Bill Dawes brings a certain vulnerability to a character unlike any contemporary actor I can think of. He has a special knack for being able to portray a wide range of emotions, but is particularly talented in expressing pensive, melancholy, and fear. This is especially evident in the second half of Chapter 12 (A Close Encounter) when Officer Francis comes face to face with a boy in a laundry room who has a gun pointed directly at him, immediately followed by a scene later that evening when Francis is seen alone in his apartment reflecting on his earlier near-death experience. There is very little dialogue in these two scenes, yet I was able to feel Officer Francis' fear/sadness/frustration/loneliness/pain/shortcomings etc. Most importantly, Mr. Dawes is able to convey these emotions through his expressions and body language in less than 2 minutes and without ever saying a word. Being able to do this is acting. Being able to do it as well as he does is TALENT. He also possesses a one-of-kind vulnerable pout that will make any lady's heart just melt. In the first half of Chapter 9 (Take These Cuffs Off) Officer Morning asks Francis if "his ex-wife just stopped speaking to him one day". With a sudden downward glance, and heartbreaking subtle frown/pout, he responds that "it's a little more complicated than that." One of the biggest mysteries of modern times is how Mr. Dawes has not had more success as a dramatic actor. I have a feeling we are going to be seeing a lot more of this highly talented actor in years to come..... "
If John Sayles adapted a Joseph Wambaugh story...

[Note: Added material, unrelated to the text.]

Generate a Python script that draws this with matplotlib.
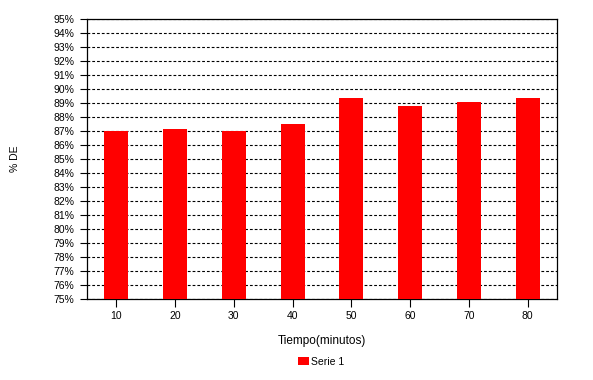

Stephen McMenamin | Fullerton, CA USA | 08/26/2005
(3 out of 5 stars)
"Evenhand is a very impressive accomplishment: a quiet, thoughtful cop film. Its premise is familiar: two very different personalities working to adapt to each other and to the many demands of their jobs as patrolmen. So it's very much a character study, and the two principal actors -- Bill Sage and Bill Dawes -- do an excellent job of realizing their characters. As the film's energy is derived from their characters' different natures, it would have been very easy for each of their performances to become charicatures. They did not. In each, you see a fully-dimensioned person, including echoes of his partner's traits. That's good acting of good writing.

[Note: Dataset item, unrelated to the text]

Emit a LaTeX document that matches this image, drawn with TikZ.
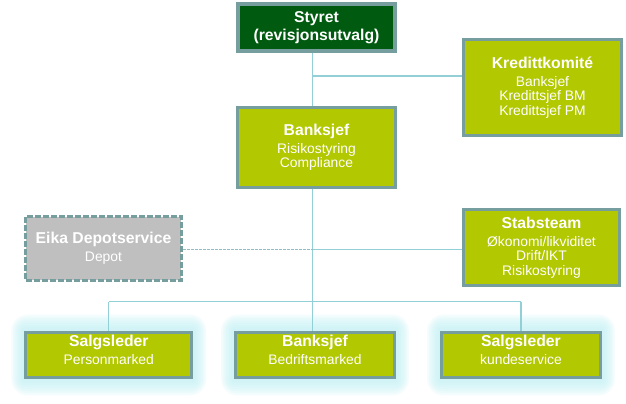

I also enjoyed the matter-of-fact style of the film, which reminded me of Victor Nunez's wonderful and under-appreciated Ruby In Paradise."
Stephen McMenamin | 12/11/2003
(5 out of 5 stars)
"I caught this movie on the Sundance Channel one night. It's a great study of two small force officers working the streets of a small Texas town. Besides depicting reality, it's also excellant film making."